=== Data excerpt ===
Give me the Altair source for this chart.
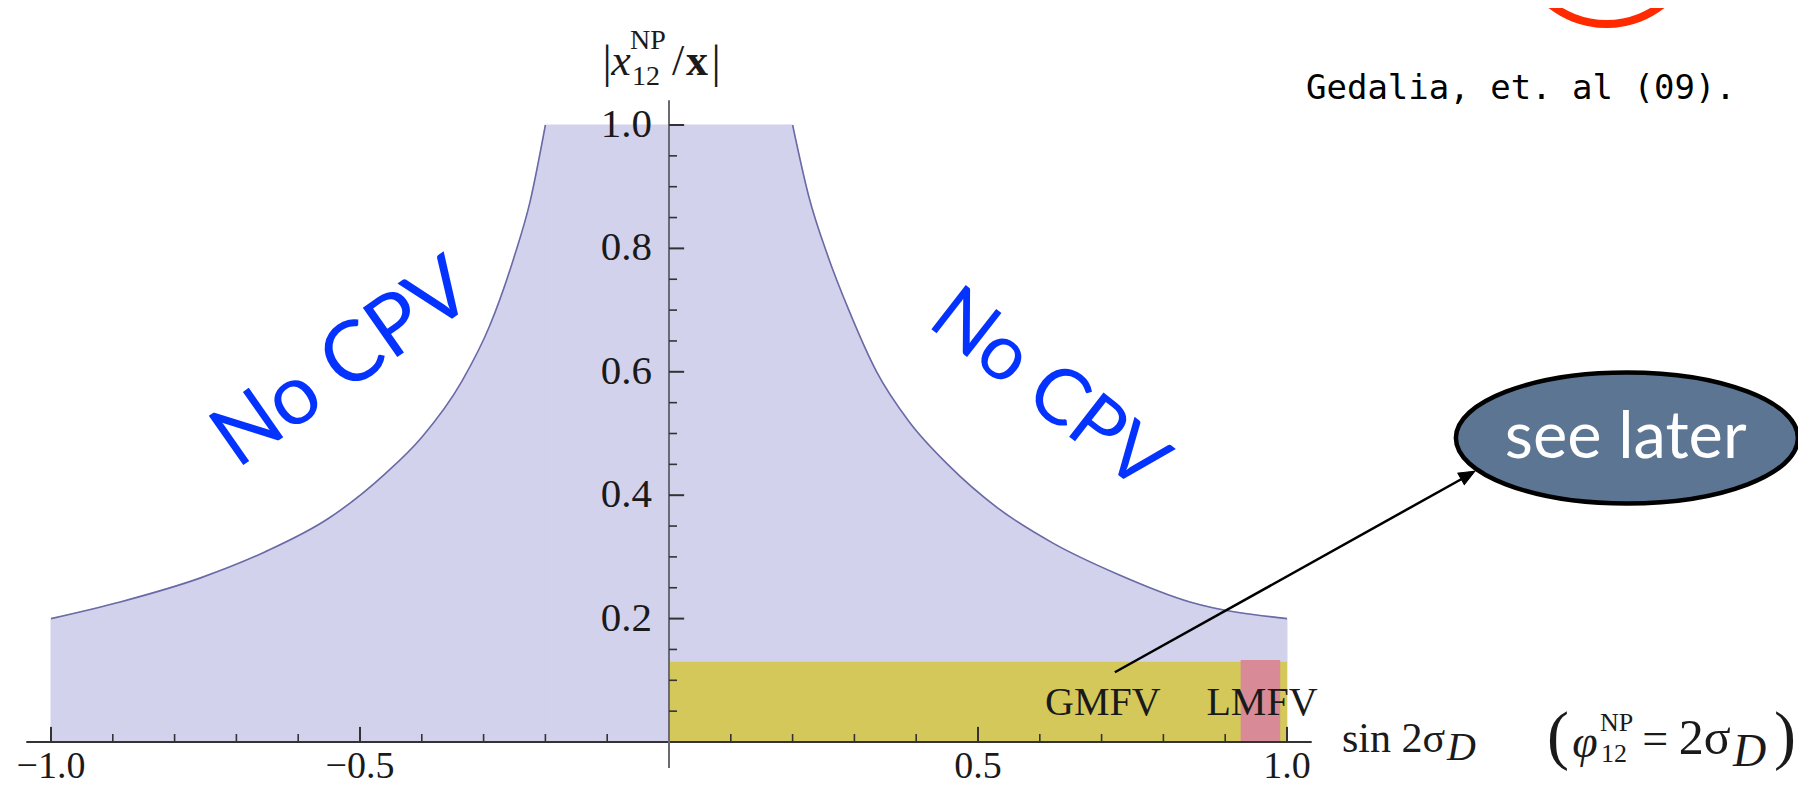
import altair as alt
import pandas as pd

# ---------------- data ----------------
# boundary of the allowed (shaded) region: left branch, flat top, right branch
left_x = [-1.0, -0.888, -0.758, -0.654, -0.550, -0.459, -0.400, -0.335, -0.290, -0.251, -0.225, -0.200]
left_y = [0.200, 0.227, 0.266, 0.308, 0.363, 0.435, 0.494, 0.585, 0.675, 0.785, 0.875, 1.0]
right_x = [0.200, 0.226, 0.258, 0.291, 0.336, 0.388, 0.453, 0.531, 0.622, 0.726, 0.843, 1.0]
right_y = [1.0, 0.885, 0.785, 0.700, 0.600, 0.520, 0.448, 0.380, 0.322, 0.272, 0.227, 0.200]

# GMFV (yellow) and LMFV (pink) bands: [x0, x1], [y0, y1]
gmfv_x = [0.0, 1.0]
gmfv_y = [0.0, 0.130]
lmfv_x = [0.925, 0.989]
lmfv_y = [0.0, 0.133]

# axes
x_major = [-1.0, -0.5, 0.5, 1.0]
x_major_labels = ["\u22121.0", "\u22120.5", "0.5", "1.0"]
x_minor = [-0.9, -0.8, -0.7, -0.6, -0.4, -0.3, -0.2, -0.1,
           0.1, 0.2, 0.3, 0.4, 0.6, 0.7, 0.8, 0.9]
y_major = [0.2, 0.4, 0.6, 0.8, 1.0]
y_major_labels = ["0.2", "0.4", "0.6", "0.8", "1.0"]
y_minor = [0.05, 0.1, 0.15, 0.25, 0.3, 0.35, 0.45, 0.5, 0.55,
           0.65, 0.7, 0.75, 0.85, 0.9, 0.95]
axis_extent = [-1.04, 1.04]

# ---------------- scales ----------------
X_DOM = [-1.069579, 1.826861]
Y_DOM = [-0.072934, 1.189627]
SERIF = "Liberation Serif"


def X(f):
    return alt.X(f, type="quantitative", axis=None,
                 scale=alt.Scale(domain=X_DOM, nice=False, zero=False))


def Y(f):
    return alt.Y(f, type="quantitative", axis=None,
                 scale=alt.Scale(domain=Y_DOM, nice=False, zero=False))


FILL = "#d3d2ec"

curve_df = pd.DataFrame({
    "x": left_x + right_x,
    "y": left_y + right_y,
    "y0": 0.0,
    "side": ["L"] * len(left_x) + ["R"] * len(right_x),
})

area = alt.Chart(curve_df).mark_area(
    interpolate="monotone", color=FILL, stroke=FILL, strokeWidth=1
).encode(x=X("x"), y=Y("y"), y2=alt.Y2("y0"), detail="side:N")

mid_df = pd.DataFrame({"x": [left_x[-1]], "x2": [right_x[0]],
                       "y": [0.0], "y2": [left_y[-1]]})
mid = alt.Chart(mid_df).mark_rect(color=FILL, stroke=FILL, strokeWidth=1).encode(
    x=X("x"), x2=alt.X2("x2"), y=Y("y"), y2=alt.Y2("y2"))

line = alt.Chart(curve_df).mark_line(
    interpolate="monotone", color="#6a6aa6", strokeWidth=1.6
).encode(x=X("x"), y=Y("y"), detail="side:N")

band_df = pd.DataFrame({
    "x": [gmfv_x[0], lmfv_x[0]], "x2": [gmfv_x[1], lmfv_x[1]],
    "y": [gmfv_y[0], lmfv_y[0]], "y2": [gmfv_y[1], lmfv_y[1]],
    "c": ["#d4c85b", "#d88b97"],
})
bands = alt.Chart(band_df).mark_rect().encode(
    x=X("x"), x2=alt.X2("x2"), y=Y("y"), y2=alt.Y2("y2"),
    color=alt.Color("c:N", scale=None))

# ---------------- hand-drawn axes through the origin ----------------
xaxis = alt.Chart(pd.DataFrame({"x": [axis_extent[0]], "x2": [axis_extent[1]], "y": [0.0]})).mark_rule(
    color="#333333", strokeWidth=2).encode(x=X("x"), x2=alt.X2("x2"), y=Y("y"))
yaxis = alt.Chart(pd.DataFrame({"x": [0.0], "y": [-0.042], "y2": [axis_extent[1]]})).mark_rule(
    color="#6a6a74", strokeWidth=2).encode(x=X("x"), y=Y("y"), y2=alt.Y2("y2"))

xt_major = alt.Chart(pd.DataFrame({"x": x_major, "y": 0.0, "y2": 0.0245})).mark_rule(
    color="#333333", strokeWidth=2).encode(x=X("x"), y=Y("y"), y2=alt.Y2("y2"))
xt_minor = alt.Chart(pd.DataFrame({"x": x_minor, "y": 0.0, "y2": 0.013})).mark_rule(
    color="#333333", strokeWidth=1.6).encode(x=X("x"), y=Y("y"), y2=alt.Y2("y2"))
yt_major = alt.Chart(pd.DataFrame({"y": y_major, "x": 0.0, "x2": 0.0245})).mark_rule(
    color="#333333", strokeWidth=2).encode(y=Y("y"), x=X("x"), x2=alt.X2("x2"))
yt_minor = alt.Chart(pd.DataFrame({"y": y_minor, "x": 0.0, "x2": 0.013})).mark_rule(
    color="#333333", strokeWidth=1.6).encode(y=Y("y"), x=X("x"), x2=alt.X2("x2"))

xlab = alt.Chart(pd.DataFrame({"x": x_major, "y": -0.0583, "t": x_major_labels})).mark_text(
    font=SERIF, fontSize=38, align="center", baseline="alphabetic", color="#1a1a1a"
).encode(x=X("x"), y=Y("y"), text="t:N")
ylab = alt.Chart(pd.DataFrame({"y": y_major, "x": -0.0275, "t": y_major_labels})).mark_text(
    font=SERIF, fontSize=41, align="right", baseline="middle", color="#1a1a1a"
).encode(x=X("x"), y=Y("y"), text="t:N")


def txt(text, x, y, size, font=SERIF, align="center", baseline="alphabetic",
        color="#1a1a1a", style="normal", weight="normal", angle=0):
    df = pd.DataFrame({"x": [x], "y": [y], "t": [text]})
    m = dict(align=align, baseline=baseline, fontSize=size, font=font,
             color=color, fontStyle=style, fontWeight=weight)
    if angle:
        m["angle"] = angle
    return alt.Chart(df).mark_text(**m).encode(x=X("x"), y=Y("y"), text="t:N")


annotations = [
    # region labels
    txt("GMFV", 0.702, 0.044, 40),
    txt("LMFV", 0.9595, 0.044, 40),
    # x-axis title
    txt("sin 2\u03c3", 1.089, -0.0162, 42, align="left"),
    txt("D", 1.259, -0.029, 40, align="left", style="italic"),
    # (phi_12^NP = 2 sigma_D)
    txt("(", 1.4385, -0.0243, 66),
    txt("\u03c6", 1.482, -0.0243, 46, style="italic"),
    txt("NP", 1.5065, 0.0178, 26, align="left"),
    txt("12", 1.508, -0.0324, 26, align="left"),
    txt("=", 1.596, -0.0194, 46),
    txt("2\u03c3", 1.634, -0.0194, 50, align="left"),
    txt("D", 1.7217, -0.0389, 46, align="left", style="italic"),
    txt(")", 1.806, -0.0243, 66),
    # y-axis title |x_12^NP / x|
    txt("|", -0.1003, 1.078, 46),
    txt("x", -0.0777, 1.081, 44, style="italic"),
    txt("NP", -0.0631, 1.123, 28, align="left"),
    txt("12", -0.0599, 1.065, 28, align="left"),
    txt("/", 0.0146, 1.081, 44),
    txt("x", 0.0453, 1.081, 44, weight="bold"),
    txt("|", 0.0761, 1.078, 46),
    # reference
    txt("Gedalia, et. al (09).", 1.0307, 1.0421, 34, font="DejaVu Sans Mono",
        align="left", color="#000000"),
    # No CPV
    txt("No CPV", -0.527, 0.612, 84, font="Lato", baseline="middle",
        color="#0433ff", angle=325),
    txt("No CPV", 0.613, 0.569, 78, font="Lato", baseline="middle",
        color="#0433ff", angle=38),
]

# arrow from GMFV to the "see later" bubble
arrow_df = pd.DataFrame({"x": [0.7215], "y": [0.113], "x2": [1.300], "y2": [0.436]})
arrow = alt.Chart(arrow_df).mark_rule(color="black", strokeWidth=2.5).encode(
    x=X("x"), y=Y("y"), x2=alt.X2("x2"), y2=alt.Y2("y2"))
head = alt.Chart(pd.DataFrame({"x": [1.304], "y": [0.439]})).mark_point(
    shape="M0,0 L0.42,1 L-0.42,1 Z", size=1000, filled=True, fill="black",
    stroke="black", strokeWidth=1, opacity=1, angle=60.8
).encode(x=X("x"), y=Y("y"))

# "see later" bubble
bubble = alt.Chart(pd.DataFrame({"x": [1.550], "y": [0.4927]})).mark_point(
    shape="M-1,0 A1,0.383 0 1,0 1,0 A1,0.383 0 1,0 -1,0 Z",
    size=116964, filled=True, fill="#5b7593", stroke="black", strokeWidth=4.5,
    opacity=1
).encode(x=X("x"), y=Y("y"))
bubble_text = txt("see later", 1.548, 0.4603, 65, font="Lato", color="white")

# red circle cut by the top edge
red_arc = alt.Chart(pd.DataFrame({"x": [1.517], "y": [1.3096]})).mark_point(
    shape="circle", size=32400, filled=False, stroke="#ff2a00", strokeWidth=8,
    opacity=1
).encode(x=X("x"), y=Y("y"))

chart = alt.layer(
    area, mid, line, bands,
    xaxis, yaxis, xt_major, xt_minor, yt_major, yt_minor, xlab, ylab,
    *annotations, arrow, head, bubble, bubble_text, red_arc
).properties(
    width=1790, height=779, padding=0, autosize="none", background="white"
).configure_view(strokeWidth=0)

chart.save("out.html", embed_options={"renderer": "svg", "actions": False})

=== To be done ===
From the opening line of the listing above through the line bearing "import pandas as pd", repeat each line exactly. Drop every picture.

=== Response to this task ===
Give me the Altair source for this chart.
import altair as alt
import pandas as pd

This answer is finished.